A professional appraiser, he recently visited the home of a Greenwich woman who was looking to sell some belongings, when his eyes lit on a yellowing sheet of music behind glass, stippled with notes.
More than just a musical composition, the sheet was ferociously dotted with German words, directions and symbols that practically flew off the page with manic intensity.
“When I saw it I knew what it was. I’d seen his handwriting before,” said Ryan, who works for Butterscotch Auction Gallery in Bedford, N.Y.
A musician himself, Ryan had been obsessed with Ludwig van Beethoven as a younger man. Standing in the Greenwich home on a late summer afternoon, he was all but certain the music he was looking at had been penned by the great composer.
“I’ve been in a lot of homes and seen hundreds of things, but this will be one of the most memorable moments of my career,” he said.
He managed to keep his professional composure while perusing the possessions of the Greenwich woman, whose identity is not being disclosed by the auction house, until he was outside.
“I called my wife when I got into my car, I think I was bouncing off the walls,” said Ryan.
The sheet music went from being a curio in a Greenwich home to a $100,000 windfall when it sold at auction last month. For music scholars, it’s become an exciting addition to the Beethoven canon.
But before all that could happen, some detective work needed to be carried out. Was it really a sheet of Beethoven composition that graced a Greenwich home for decades, and if so, to which work did it belong?
“The woman who owned it knew it was valuable — but how valuable? That’s our job, to see what people have. It’s like ‘Antiques Roadshow,’” Ryan said, referring to the PBS television program.
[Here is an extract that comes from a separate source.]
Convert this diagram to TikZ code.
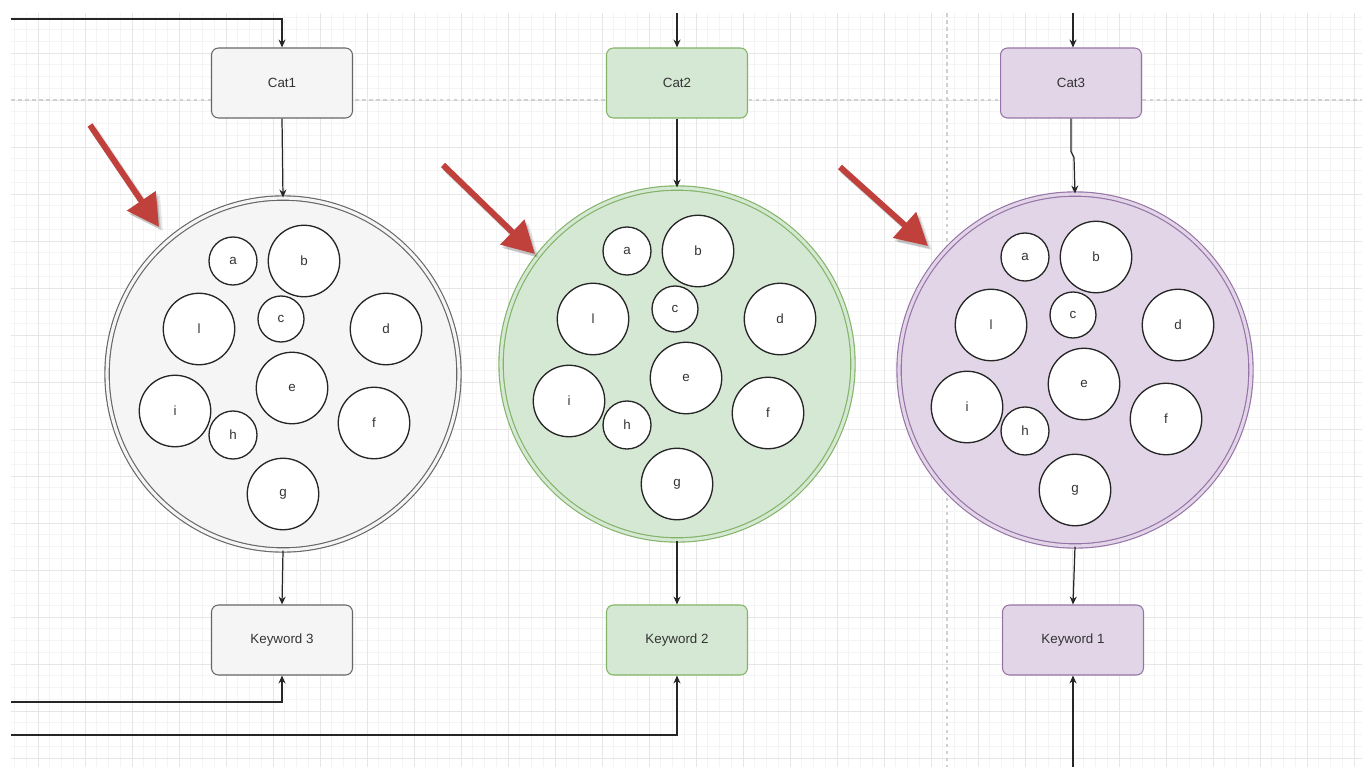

Ryan called his old musical mentor and professor at Manhattanville College in Purchase, N.Y., Mel Comberiati. As a Fulbright scholar in Vienna, Professor Comberiati had studied old Beethoven manuscripts.
He was able to come up with the exact work, written in 1810, to which the sheet music in question was connected. The page came from the sketchbook the composer used for brainstorming.
“Beethoven would write out his ideas. With most composers, we just have the final product — they threw the rest out. Beethoven didn’t throw anything out,” Comberiati said, “I found the sketchbook, and referenced the exact piece, we put it all together.”